CySec gets 5 grants from WWTF
As part of the ICT25 Call, the Vienna Science and Technology Fund (WWTF) invited scientists to submit research proposals addressing fundamental questions in information and communication technologies (ICT). Funding per project ranged between €500,000 and €880,000. Out of 84 short proposals and 24 full proposals, 12 excellent projects were selected for funding, based on peer review and an international jury decision. The formal approval was made by the WWTF Board on 29 September 2025.
Five newly funded projects under the WWTF ICT25 Call involve CySec researchers at TU Wien, underlining the Center’s strength in cybersecurity, cryptography, distributed systems, and verification.
PROMT: Probably the Best Moment to Terminate
PI: Laura Kovacs (TU Wien, CySec)
Co-PIs: Ezio Bartocci (TU Wien, CySec), Krishnendu Chatterjee (ISTA)
Funding: €879,423
PROMT develops new algorithmic foundations and tools for analyzing probabilistic programs, which are increasingly used in AI, cybersecurity, and cyber-physical systems. The project addresses long-standing open questions in program termination, introducing automated reasoning techniques and the analyzer Polar to ensure reliability of software under uncertainty.
CROSS: Optimal Cross-Chain and Cross-Layer Protocols
PI: Georgia Avarikioti (TU Wien, CySec)
Co-PI: Matteo Maffei (TU Wien, CySec)
Funding: €799,910
CROSS pioneers scalable, secure blockchain interoperability. By combining optimal off-chain light clients, advanced bridge protocols, and a new compositional security framework, the project enables trust-minimized cross-chain communication. Its results aim to unlock decentralized finance and broader blockchain applications across heterogeneous ecosystems.
Cross-Domain Privacy-Preserving Protocols and Symmetric Cryptography
PI: Elena Andreeva (TU Wien, CySec)
Co-PIs: Arnab Roy (University of Innsbruck), Georg Fuchsbauer (TU Wien, CySec)
Funding: €797,739
This project addresses the gaps between lightweight symmetric cryptography for IoT and the computationally heavy cryptography used in multi-party computation (MPC) and zero-knowledge proofs (ZKP). By designing new symmetric-key primitives and adapting them for privacy-preserving protocols across domains, the project will deliver the first practical algorithms bridging IoT, cloud computing, and blockchain-based systems.
Verifying Without Loss of Generality
PI: Adrian Rebola Pardo (TU Wien)
Co-PI: Georg Weissenbacher (TU Wien, CySec)
Funding: €635,107
This project enhances hardware verification by enabling engineers to apply “without loss of generality” reasoning directly in hardware description languages. By bridging domain expertise with automated verification, the project promises more scalable, safe, and efficient verification workflows for chip and accelerator design.

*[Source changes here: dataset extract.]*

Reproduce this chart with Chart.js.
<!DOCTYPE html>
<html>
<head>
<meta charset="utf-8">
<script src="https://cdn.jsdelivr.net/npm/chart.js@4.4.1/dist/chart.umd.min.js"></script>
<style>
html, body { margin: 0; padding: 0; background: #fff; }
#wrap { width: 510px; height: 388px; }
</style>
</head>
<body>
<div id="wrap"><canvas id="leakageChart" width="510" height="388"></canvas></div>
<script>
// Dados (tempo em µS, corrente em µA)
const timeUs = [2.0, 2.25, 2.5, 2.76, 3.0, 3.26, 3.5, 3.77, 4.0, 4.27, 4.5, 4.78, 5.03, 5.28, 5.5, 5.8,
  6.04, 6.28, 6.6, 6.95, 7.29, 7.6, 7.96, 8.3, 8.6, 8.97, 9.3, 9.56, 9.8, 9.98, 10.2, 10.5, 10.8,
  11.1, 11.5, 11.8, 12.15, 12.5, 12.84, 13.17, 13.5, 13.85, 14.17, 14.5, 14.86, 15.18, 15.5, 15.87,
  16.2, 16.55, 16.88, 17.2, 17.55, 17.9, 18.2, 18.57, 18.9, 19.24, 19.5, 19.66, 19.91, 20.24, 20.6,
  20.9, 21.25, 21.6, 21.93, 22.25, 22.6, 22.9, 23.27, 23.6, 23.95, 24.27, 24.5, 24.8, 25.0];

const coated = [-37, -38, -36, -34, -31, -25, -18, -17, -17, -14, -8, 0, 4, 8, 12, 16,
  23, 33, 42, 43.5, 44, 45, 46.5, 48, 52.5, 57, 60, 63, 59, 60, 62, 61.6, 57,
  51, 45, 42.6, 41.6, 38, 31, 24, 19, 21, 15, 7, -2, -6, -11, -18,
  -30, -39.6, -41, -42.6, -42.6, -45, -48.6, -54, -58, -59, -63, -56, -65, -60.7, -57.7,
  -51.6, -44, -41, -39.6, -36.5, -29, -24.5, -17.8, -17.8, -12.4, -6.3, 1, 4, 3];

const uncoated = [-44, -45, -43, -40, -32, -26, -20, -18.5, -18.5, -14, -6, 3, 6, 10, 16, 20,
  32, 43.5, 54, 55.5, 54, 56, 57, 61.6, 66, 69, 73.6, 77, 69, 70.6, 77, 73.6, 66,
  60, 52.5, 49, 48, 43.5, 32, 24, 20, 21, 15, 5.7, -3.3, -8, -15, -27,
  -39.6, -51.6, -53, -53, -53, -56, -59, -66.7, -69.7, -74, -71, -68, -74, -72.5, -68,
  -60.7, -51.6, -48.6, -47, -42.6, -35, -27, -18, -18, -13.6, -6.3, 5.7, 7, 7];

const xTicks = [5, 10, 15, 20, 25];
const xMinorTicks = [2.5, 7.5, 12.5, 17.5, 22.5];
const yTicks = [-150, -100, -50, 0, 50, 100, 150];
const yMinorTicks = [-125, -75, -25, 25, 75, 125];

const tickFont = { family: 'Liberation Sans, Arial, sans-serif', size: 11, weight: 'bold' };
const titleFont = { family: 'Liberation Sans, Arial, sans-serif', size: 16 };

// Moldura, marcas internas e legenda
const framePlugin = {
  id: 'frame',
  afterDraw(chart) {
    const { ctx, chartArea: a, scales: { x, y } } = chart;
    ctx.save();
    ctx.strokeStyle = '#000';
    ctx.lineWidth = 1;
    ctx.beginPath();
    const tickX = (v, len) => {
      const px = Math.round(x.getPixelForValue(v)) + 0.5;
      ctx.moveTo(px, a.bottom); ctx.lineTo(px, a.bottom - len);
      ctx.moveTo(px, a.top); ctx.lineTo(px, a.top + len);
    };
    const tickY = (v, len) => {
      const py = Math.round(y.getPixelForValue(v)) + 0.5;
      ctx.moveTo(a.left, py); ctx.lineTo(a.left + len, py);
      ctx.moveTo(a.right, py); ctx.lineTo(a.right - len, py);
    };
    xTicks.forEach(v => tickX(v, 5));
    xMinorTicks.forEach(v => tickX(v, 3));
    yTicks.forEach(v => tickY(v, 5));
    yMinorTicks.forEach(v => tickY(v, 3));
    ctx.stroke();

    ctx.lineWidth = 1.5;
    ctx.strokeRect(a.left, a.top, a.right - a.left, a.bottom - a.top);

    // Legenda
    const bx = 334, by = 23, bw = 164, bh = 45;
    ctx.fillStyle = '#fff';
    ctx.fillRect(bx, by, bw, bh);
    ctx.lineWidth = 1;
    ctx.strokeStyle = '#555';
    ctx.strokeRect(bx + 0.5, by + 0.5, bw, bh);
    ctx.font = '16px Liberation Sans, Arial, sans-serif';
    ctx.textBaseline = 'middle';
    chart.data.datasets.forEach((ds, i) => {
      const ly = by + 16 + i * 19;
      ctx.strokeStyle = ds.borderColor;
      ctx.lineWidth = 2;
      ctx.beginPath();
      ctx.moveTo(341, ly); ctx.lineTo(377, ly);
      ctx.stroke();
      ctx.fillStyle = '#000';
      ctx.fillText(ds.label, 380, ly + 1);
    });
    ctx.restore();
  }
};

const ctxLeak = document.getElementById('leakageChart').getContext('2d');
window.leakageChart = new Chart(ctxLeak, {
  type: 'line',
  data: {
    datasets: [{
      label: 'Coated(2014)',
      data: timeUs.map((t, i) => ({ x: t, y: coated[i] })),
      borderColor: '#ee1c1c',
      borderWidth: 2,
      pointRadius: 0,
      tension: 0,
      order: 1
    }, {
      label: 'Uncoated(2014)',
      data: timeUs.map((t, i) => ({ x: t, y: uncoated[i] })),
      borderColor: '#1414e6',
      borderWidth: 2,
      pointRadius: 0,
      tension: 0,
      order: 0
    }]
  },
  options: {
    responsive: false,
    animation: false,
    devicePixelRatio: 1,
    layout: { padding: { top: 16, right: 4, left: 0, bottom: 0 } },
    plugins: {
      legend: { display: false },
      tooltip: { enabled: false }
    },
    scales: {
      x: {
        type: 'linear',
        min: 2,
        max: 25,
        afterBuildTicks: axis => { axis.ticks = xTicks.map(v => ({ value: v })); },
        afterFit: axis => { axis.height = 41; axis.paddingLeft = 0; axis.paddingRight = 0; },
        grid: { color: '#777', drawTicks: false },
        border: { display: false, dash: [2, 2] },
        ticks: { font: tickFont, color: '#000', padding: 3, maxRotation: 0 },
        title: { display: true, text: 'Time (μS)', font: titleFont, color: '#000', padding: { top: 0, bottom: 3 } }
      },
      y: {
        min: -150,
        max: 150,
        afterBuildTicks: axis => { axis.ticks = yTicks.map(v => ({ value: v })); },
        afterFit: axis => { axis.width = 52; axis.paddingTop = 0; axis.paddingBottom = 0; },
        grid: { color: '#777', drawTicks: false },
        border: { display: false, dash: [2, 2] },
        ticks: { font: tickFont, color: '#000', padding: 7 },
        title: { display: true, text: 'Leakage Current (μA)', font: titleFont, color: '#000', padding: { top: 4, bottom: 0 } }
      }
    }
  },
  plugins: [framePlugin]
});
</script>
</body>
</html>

Foundations and Applications of Resource-Restricted Cryptography
PI: Karen Azari (University of Vienna)
Co-PIs: Krzysztof Pietrzak (ISTA), Dominique Schröder (TU Wien, CySec)
Funding: €878,848
The project establishes theoretical foundations and practical applications for resource-restricted cryptography (RRC), a paradigm where security relies on significant but feasible resource costs. Beyond proof-of-work, RRC has untapped potential for privacy-preserving protocols. The project develops new primitives and applies RRC to enhance privacy and security in modern cryptography.
The success of these five projects highlights the prominent role of CySec researchers at TU Wien in shaping the future of trustworthy digital systems, advancing foundational theory while enabling practical breakthroughs in cryptography, verification, and blockchain security.